WIKIMEDIA, NIH, TINSLEY DAVISJ. Woodland “Woody” Hastings, whose work on the luminescent marine bacterium Vibrio fischeri led to the characterization of quorum sensing, died last week (August 6) in his home in Lexington, Massachusetts. The cause was pulmonary fibrosis, according to his family; he was 87.
When Hastings and his colleague Kenneth Nealson first uncovered evidence in the late 1960s that V. fischeri could communicate with one another, only producing the bioluminescence once their population reached certain concentrations, the scientific community was skeptical. In fact, quorum sensing, as it came to be known, was not accepted until nearly 20 years later, when researchers identified the molecule that allowed the bacteria to sense the concentration of their community. And it was another decade before quorum sensing was recognized as a widespread bacterial phenomenon.

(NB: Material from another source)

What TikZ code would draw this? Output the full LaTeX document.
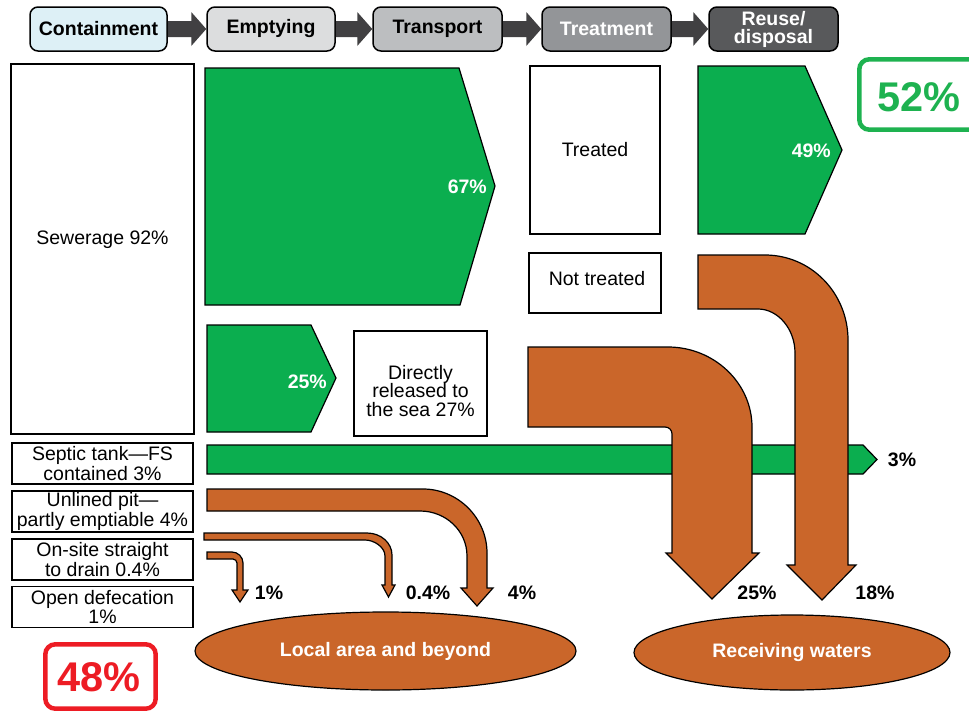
\documentclass[tikz,border=0pt]{standalone}
\usepackage{fontspec}
\setmainfont{Liberation Sans}
\usetikzlibrary{shapes.geometric,calc}
\definecolor{flowgreen}{RGB}{11,174,79}
\definecolor{floworange}{RGB}{202,102,42}
\definecolor{pctgreen}{RGB}{30,178,80}
\definecolor{pctred}{RGB}{237,28,36}
\definecolor{hdA}{RGB}{221,240,246}
\definecolor{hdB}{RGB}{220,221,222}
\definecolor{hdC}{RGB}{188,190,192}
\definecolor{hdD}{RGB}{147,149,152}
\definecolor{hdE}{RGB}{88,89,91}
\definecolor{hdarrowc}{RGB}{65,64,66}
\newcommand\hdconn[2]{\fill[hdarrowc] ($(#1.east)+(0,-8)$) -- ($(#2.west)+(-15,-8)$) -- ($(#2.west)+(-15,-17)$) -- (#2.west) -- ($(#2.west)+(-15,17)$) -- ($(#2.west)+(-15,8)$) -- ($(#1.east)+(0,8)$) -- cycle;}
\begin{document}
\begin{tikzpicture}[x=1pt,y=-1pt,
  every node/.style={font=\fontsize{19.5}{17}\selectfont, inner sep=0pt, align=center},
  hdbox/.style={draw=black, line width=1.5pt, rounded corners=8pt, minimum height=44pt, minimum width=129pt, font=\bfseries\fontsize{19.5}{18}\selectfont},
  box/.style={draw=black, line width=1.5pt, fill=white},
  sidebox/.style={box, minimum width=181pt, minimum height=41pt},
  greenflow/.style={fill=flowgreen, draw=black, line width=1.2pt},
  orangeflow/.style={fill=floworange, draw=black, line width=1.2pt},
  pct/.style={font=\bfseries\fontsize{19.5}{16.5}\selectfont},
  bigpct/.style={font=\bfseries\fontsize{41.5}{41.5}\selectfont},
  sink/.style={ellipse, fill=floworange, draw=black, line width=1.2pt, text=white, font=\bfseries\fontsize{19.5}{16.5}\selectfont}
]
\useasboundingbox (0,0) rectangle (969,712);

% header
\node[hdbox, fill=hdA, minimum width=137pt] (cont) at (98.5,29) {Containment};
\node[hdbox, fill=hdB, minimum width=128pt] (empt) at (271,29) {Emptying};
\node[hdbox, fill=hdC] (trans) at (437.5,29) {Transport};
\node[hdbox, fill=hdD, text=white] (treat) at (606.5,29) {Treatment};
\node[hdbox, fill=hdE, text=white] (reuse) at (773.5,29) {Reuse/\\disposal};
\hdconn{cont}{empt}
\hdconn{empt}{trans}
\hdconn{trans}{treat}
\hdconn{treat}{reuse}

% sewerage
\node[box, minimum width=183pt, minimum height=370pt] (sew) at (102.5,249) {};
\node (sewtext) at (102.5,240) {Sewerage 92\%};

\draw[greenflow] (205,68) -- (459,68) -- (495,186) -- (460,305) -- (205,305) -- cycle;
\node[pct, text=white, anchor=east] (p67) at (487,187) {67\%};
\draw[greenflow] (207,325) -- (311,325) -- (336,378) -- (311,432) -- (207,432) -- cycle;
\node[pct, text=white, anchor=east] (p25g) at (327,382) {25\%};

\node[box, minimum width=133pt, minimum height=105pt] (direct) at (420.5,383.5) {};
\node[font=\fontsize{19.5}{18.5}\selectfont] (directtext) at (420.5,391) {Directly\\released to\\the sea 27\%};

\node[box, minimum width=130pt, minimum height=168pt] (treated) at (595,150) {Treated};
\node[box, minimum width=132pt, minimum height=60pt] (nottreated) at (595,283) {};
\node (nottext) at (597,279) {Not treated};

\draw[greenflow] (698,66) -- (805,66) -- (842,150) -- (805,234) -- (698,234) -- cycle;
\node[pct, text=white, anchor=east] (p49) at (831,151) {49\%};

% side boxes
\node[sidebox] (septic) at (102.5,463.5) {Septic tank—FS\\contained 3\%};
\node[sidebox] (unlined) at (102.5,511.5) {Unlined pit—\\partly emptiable 4\%};
\node[sidebox] (onsite) at (102.5,559.5) {On-site straight\\to drain 0.4\%};
\node[sidebox] (opendef) at (102.5,607) {Open defecation\\1\%};

% septic green bar
\draw[greenflow] (207,445) -- (863,445) -- (877,459.5) -- (863,474) -- (207,474) -- cycle;
\node[pct] (p3) at (902,460) {3\%};

% orange flows (right)
\draw[orangeflow] (528,347) -- (668,347) .. controls (714,347) and (752,383) .. (752,427)
  -- (752,553) -- (759,553) -- (712,599) -- (666,553) -- (672,553) -- (672,434)
  .. controls (672,430) and (669,427) .. (665,427) -- (528,427) -- cycle;
\draw[orangeflow] (698,255) -- (765,255) .. controls (811,255) and (848,293) .. (848,340)
  -- (848,565) -- (856,565) -- (822,600) -- (787,565) -- (795,565) -- (795,353)
  .. controls (795,329) and (778,309) .. (758,309) -- (698,309) -- cycle;
\node[pct] (p25) at (757,593) {25\%};
\node[pct] (p18) at (875,593) {18\%};

% orange flows (left)
\draw[orangeflow] (207,489) -- (423,489) .. controls (458,489) and (487,518) .. (487,553)
  -- (487,588) -- (493,588) -- (477,606) -- (461,588) -- (467,588) -- (467,556)
  .. controls (467,531) and (446,511) .. (420,511) -- (207,511) -- cycle;
\draw[orangeflow] (204,533) -- (367,533) .. controls (381,533) and (392,543) .. (392,555)
  -- (392,585) -- (395,585) -- (388.5,597) -- (382,585) -- (385,585) -- (385,556)
  .. controls (385,547) and (374,540) .. (365,540) -- (204,540) -- cycle;
\draw[orangeflow] (207,552) -- (232,552) .. controls (238,552) and (243,557) .. (243,563)
  -- (243,590) -- (248,590) -- (240,602) -- (232,590) -- (237,590) -- (237,563)
  .. controls (237,561) and (235,559) .. (233,559) -- (207,559) -- cycle;
\node[pct] (p1) at (269,593) {1\%};
\node[pct] (p04) at (428,593) {0.4\%};
\node[pct] (p4) at (522,593) {4\%};

% sinks
\node[sink, minimum width=381pt, minimum height=78pt] (local) at (385.5,651) {Local area and beyond};
\node[sink, minimum width=316pt, minimum height=75pt] (recv) at (792,652.5) {Receiving waters};

% totals
\draw[pctgreen, line width=4.5pt, rounded corners=10pt] (859.3,59.3) rectangle (990,129.7);
\node[bigpct, text=pctgreen] (p52) at (919,97) {52\%};
\draw[pctred, line width=4.5pt, rounded corners=10pt] (45.3,644.3) rectangle (155.7,708.7);
\node[bigpct, text=pctred] (p48) at (99,677) {48\%};
\end{tikzpicture}
\end{document}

“One of Woody’s great fortes was coming up with concepts,” Nealson, an environmental science professor at the University of Southern California, told The New York Times. “He would see things other people wouldn’t see.”
Hastings began his work on bioluminescence as a graduate student at Princeton University, where he worked with E. Newton Harvey. Then, as a postdoc at Johns Hopkins University, he studied the glow of fireflies. Later, as a professor at Northwestern University, he moved on to the dinoflagellate Gonyaulax polyedra, discovering that the luminescence of the plankton, which flashes at night, cycles based on the organism’s internal circadian clock. His work paved the way for the discovery of circadian rhythms in nearly all living things. “Working on topics such as bioluminescence or circadian rhythms could only be motivated by a true interest in basic knowledge,” Hastings said during a lecture he gave in 2000.
During his career, Hastings also held positions at the University of Illinois at Urbana-Champaign, Marine Biological Laboratory at Woods Hole, and Harvard, where he worked from 1966 until his retirement five years ago. He was a member of the National Academy of Sciences.
Hastings’s wife died in 2009. He is survived by his companion, four children, and five grandchildren.